Sunday's announcement aims at addressing this shortfall and brings together the World Bank Group with the Islamic Development Bank as potential anchor investors in a regional investment vehicle to support both conventional and Shariah-compliant investment in infrastructure.
"This regional initiative will unlock new flows of private sector investment to help countries like Egypt, Morocco, Jordan or Tunisia eager to push ahead with critical infrastructure projects that will drive competitiveness and boost much needed job creation," said Robert Zoellick, World Bank Group President.
He added that the proposed regional initiative would include technical assistance to help governments tackle legal, policy and institutional constraints to public-private-partnerships and develop cross-border infrastructure projects vital to regional integration and competitiveness.
"The Islamic Development Bank and the International Finance Corporation (IFC), the private sector arm of the World Bank Group, will work together to explore ways of providing project finance in both conventional and Shariah-compliant products, which would seek to attract private investors, especially from Gulf countries.

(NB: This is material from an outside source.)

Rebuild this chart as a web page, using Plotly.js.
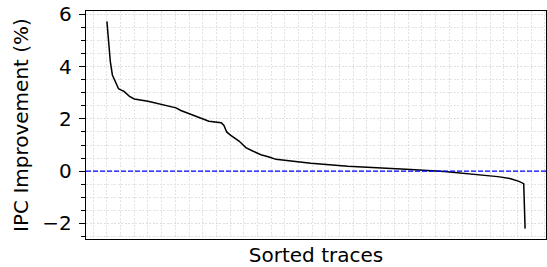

"Infrastructure is one of our most important priorities in the Middle East and North Africa," said Lars Thunell, Executive Vice President and CEO of IFC. "Large investments in infrastructure are needed across the region. This facility will demonstrate the viability of infrastructure investments for both the private sector and governments, which in turn will help increase investments in this sector and improve services for a rapidly growing population."
IFC's approach to infrastructure projects includes advising governments in structuring innovative public-private partnerships and financing precedent-setting transactions. In particular, IFC supports cross-border projects from Gulf countries into emerging markets that commercial banks would consider too risky without IFC's involvement. Over the past four years, IFC has invested more than $1 billion in infrastructure projects in Mena.